> [Exercise]
Retype the opening lines of the data exactly, stopping after the line that contains "(0,0) rectangle (13.05,-16.86);". Skip every picture.

◆ ◆ ◆ ◆ ◆ ◆ ◆

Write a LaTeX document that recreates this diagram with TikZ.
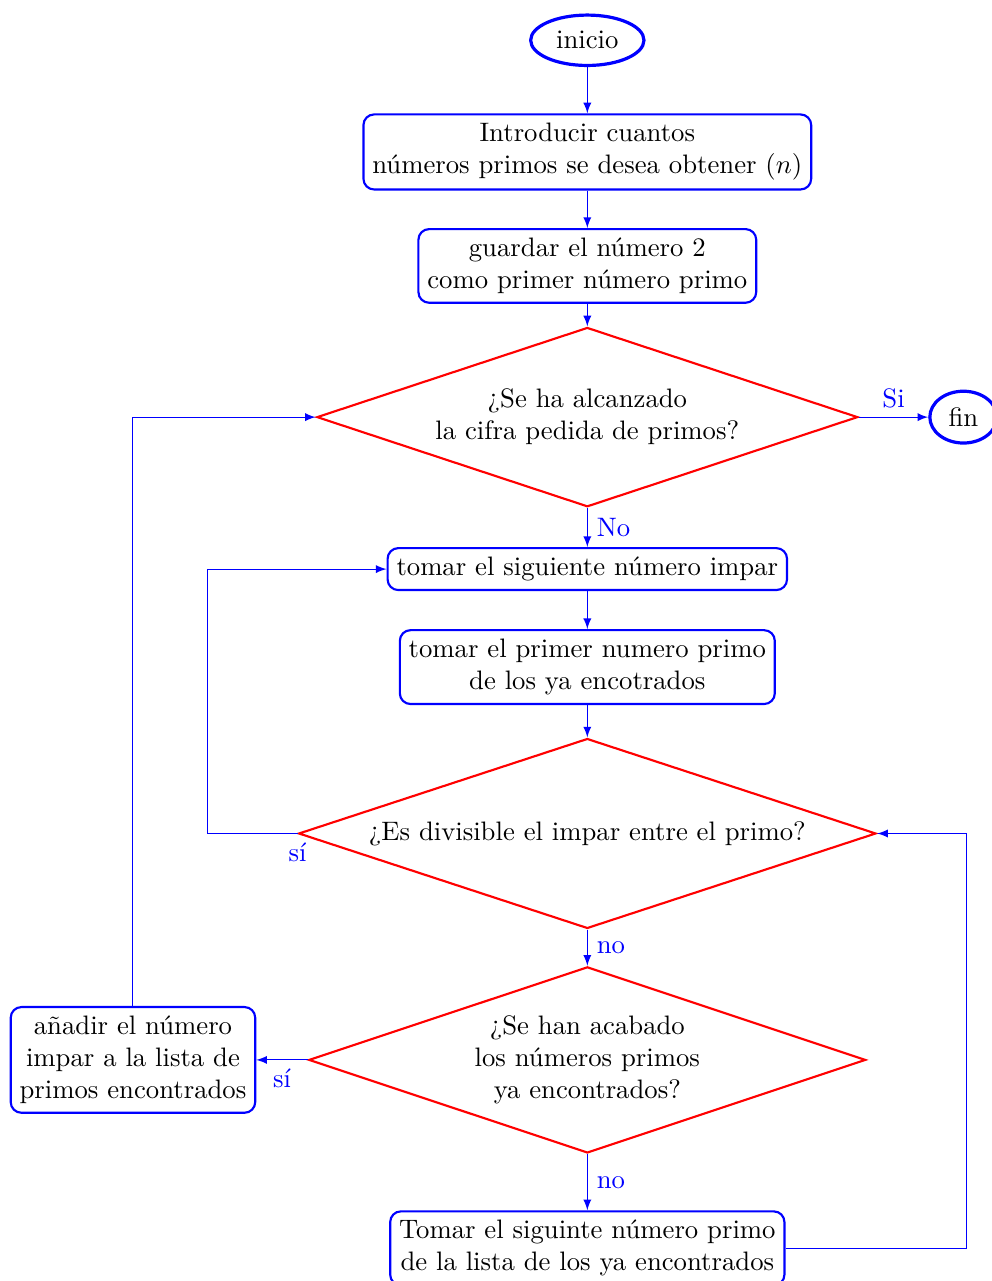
\documentclass[tikz,border=0pt]{standalone}
\usepackage{xcolor}
\usepackage{tikz}
\usetikzlibrary{shapes.geometric}

\begin{document}
\begin{tikzpicture}[
  terminal/.style={ellipse, draw=blue, very thick},
  proceso/.style={rectangle, rounded corners, draw=blue, thick, align=center},
  decision/.style={diamond, draw=red, thick, align=center, aspect=3, inner sep=0pt},
  flecha/.style={->, >=latex, blue},
  etiqueta/.style={text=blue}
]
\useasboundingbox (0,0) rectangle (13.05,-16.86);

% Inicio y datos de entrada
\node[terminal] (inicio) at (7.73,-0.53) {inicio};
\node[proceso] (intro) at (7.73,-2.00) {Introducir cuantos\\n\'umeros primos se desea obtener ($n$)};
\node[proceso] (guardar) at (7.73,-3.50) {guardar el n\'umero 2\\como primer n\'umero primo};

% Bucle principal
\node[decision, minimum width=7.12cm, minimum height=2.36cm] (alcanzado) at (7.73,-5.49)
  {¿Se ha alcanzado\\la cifra pedida de primos?};
\node[terminal] (fin) at (12.68,-5.49) {fin};
\node[proceso] (impar) at (7.73,-7.49) {tomar el siguiente n\'umero impar};
\node[proceso] (primero) at (7.73,-8.78) {tomar el primer numero primo\\de los ya encotrados};

% Prueba de divisibilidad
\node[decision, minimum width=7.60cm, minimum height=2.50cm] (divisible) at (7.73,-10.97)
  {¿Es divisible el impar entre el primo?};
\node[decision, minimum width=7.33cm, minimum height=2.45cm] (acabado) at (7.73,-13.95)
  {¿Se han acabado\\los n\'umeros primos\\ya encontrados?};
\node[proceso] (anadir) at (1.75,-13.95) {a\~nadir el n\'umero\\impar a la lista de\\primos encontrados};
\node[proceso] (siguiente) at (7.73,-16.43) {Tomar el siguinte n\'umero primo\\de la lista de los ya encontrados};

% Conexiones
\draw[flecha] (inicio) -- (intro);
\draw[flecha] (intro) -- (guardar);
\draw[flecha] (guardar) -- (alcanzado);
\draw[flecha] (alcanzado) -- node[above, etiqueta] {Si} (fin);
\draw[flecha] (alcanzado) -- node[right, etiqueta] {No} (impar);
\draw[flecha] (impar) -- (primero);
\draw[flecha] (primero) -- (divisible);
\draw[flecha] (divisible.west) -- node[pos=0, below, etiqueta] {s\'i} ++(-1.19,0) |- (impar.west);
\draw[flecha] (divisible) -- node[right, etiqueta] {no} (acabado);
\draw[flecha] (acabado) -- node[below, etiqueta] {s\'i} (anadir);
\draw[flecha] (anadir.north) |- (alcanzado.west);
\draw[flecha] (acabado) -- node[right, etiqueta] {no} (siguiente);
\draw[flecha] (siguiente.east) -- ++(2.38,0) |- (divisible.east);
\end{tikzpicture}
\end{document}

◆ ◆ ◆ ◆ ◆ ◆ ◆

> [Solution to this task]
Write a LaTeX document that recreates this diagram with TikZ.
\documentclass[tikz,border=0pt]{standalone}
\usepackage{xcolor}
\usepackage{tikz}
\usetikzlibrary{shapes.geometric}

\begin{document}
\begin{tikzpicture}[
  terminal/.style={ellipse, draw=blue, very thick},
  proceso/.style={rectangle, rounded corners, draw=blue, thick, align=center},
  decision/.style={diamond, draw=red, thick, align=center, aspect=3, inner sep=0pt},
  flecha/.style={->, >=latex, blue},
  etiqueta/.style={text=blue}
]
\useasboundingbox (0,0) rectangle (13.05,-16.86);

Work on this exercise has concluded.